What AI Agents Cannot Do (Yet)
Building your AI agent stack requires a clear-eyed view of its limitations. The following tasks cannot be reliably delegated to agents in 2026:
Market validation: Deciding whether a problem is worth solving, whether your positioning resonates, and whether a new feature aligns with your ICP requires genuine human judgment. AI can synthesize research, but the strategic call is yours.
High-stakes relationship management: Closing a $50,000 enterprise deal, navigating a partnership negotiation, or turning around a churning customer — these moments require genuine human presence. Send an AI agent into these situations and you’ll lose the deal.
Creative strategy: AI can execute on creative direction extremely well. But defining the creative strategy, finding the positioning angle that breaks through the noise, and knowing when to pivot — that remains founder work.

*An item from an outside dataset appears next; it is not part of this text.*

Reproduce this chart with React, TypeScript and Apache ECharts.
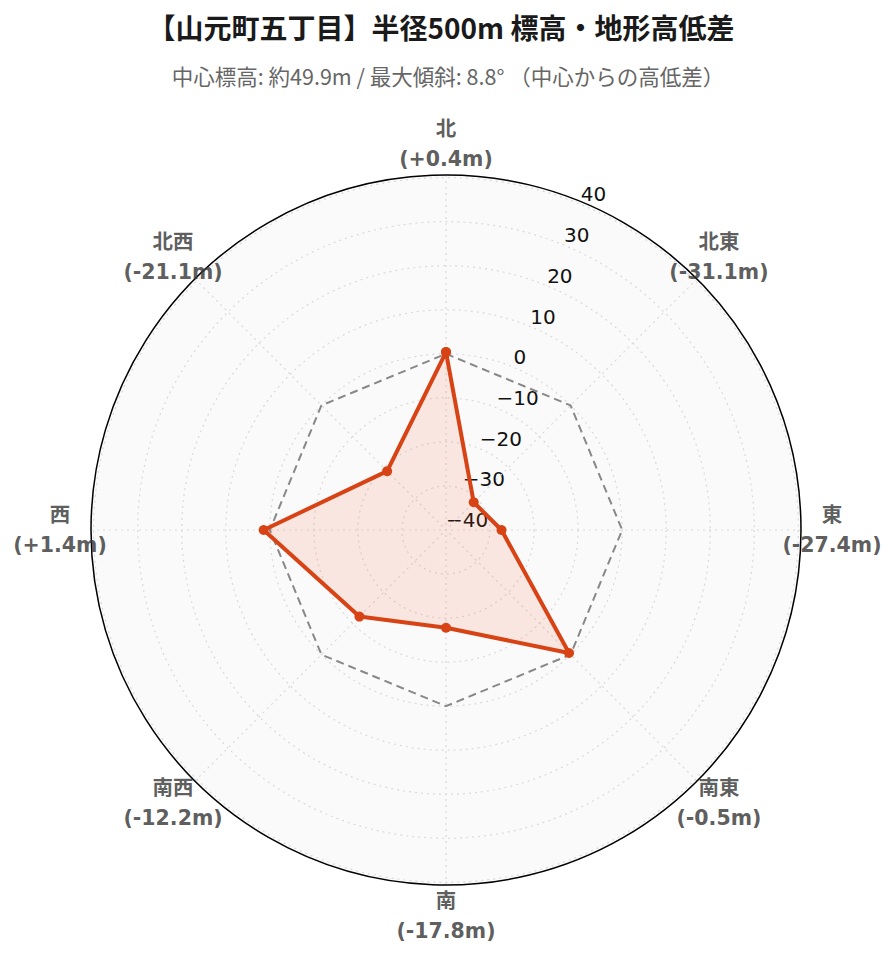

Founder accountability moments: Any decision where you personally need to stand behind the outcome — signing contracts, making hiring decisions, setting pricing — stays with you. AI agents advise, they don’t decide.
How to Build Your First AI Agent Stack in 30 Days
Most solo founders make the mistake of trying to automate everything at once. The result is a complicated system that breaks constantly and requires more maintenance than it saves. A smarter approach: identify your single biggest time sink, build one agent to handle it, validate it over 2 to 3 weeks, then add the next layer.
Week 1: Audit your time. Log everything you do for 5 business days. Identify the task category that consumes the most time and requires the least unique judgment. That’s your first automation target.
Week 2: Build one agent. Don’t over-engineer it. Use existing tools, document your processes clearly, and configure the agent with specific guardrails. Test with low-stakes cases first.
Week 3: Monitor and tune. Review outputs daily. Flag the error patterns. Adjust prompts and configurations. Most AI agents need 1 to 2 weeks of tuning before they’re reliably autonomous.
Week 4: Assess the ROI. How many hours did you recover? What was the quality level? Now pick your second automation target and repeat the process.
By month 3, most solo founders running this playbook have reclaimed 15 to 25 hours per week — the equivalent of a part-time hire — without the management overhead, the HR overhead, or the cost. For more on building leverage as a solo operator, see our guide on bootstrapping to $10K MRR as a solo founder.
The Mindset Shift: From Founder to AI-Augmented CEO
The biggest change isn’t operational — it’s mental. Using AI agents effectively requires thinking of yourself not as someone who does the work, but as someone who designs, oversees, and improves the systems that do the work. That’s a different identity than most solo founders start with.
The founders who resist this shift spend months trying to manually stay on top of everything and wondering why they’re not scaling. The founders who embrace it spend their time on the 20% of decisions that only they can make — and let agents handle the other 80%. For personal brand strategy that helps you attract customers while your agents run operations, read our guide on building your personal brand as a solo founder.
Conclusion: The First Hire Is Now Optional
In 2026, the decision to bring on your first human hire is genuinely optional for most solo founders. With a well-built AI agent stack costing under $500/month, you can handle outbound sales, customer support, content marketing, and operations at a quality level that would have required 3 to 5 people just two years ago. The constraint isn’t capital anymore — it’s knowing how to design and deploy the stack. Start with one agent, validate it, and build from there.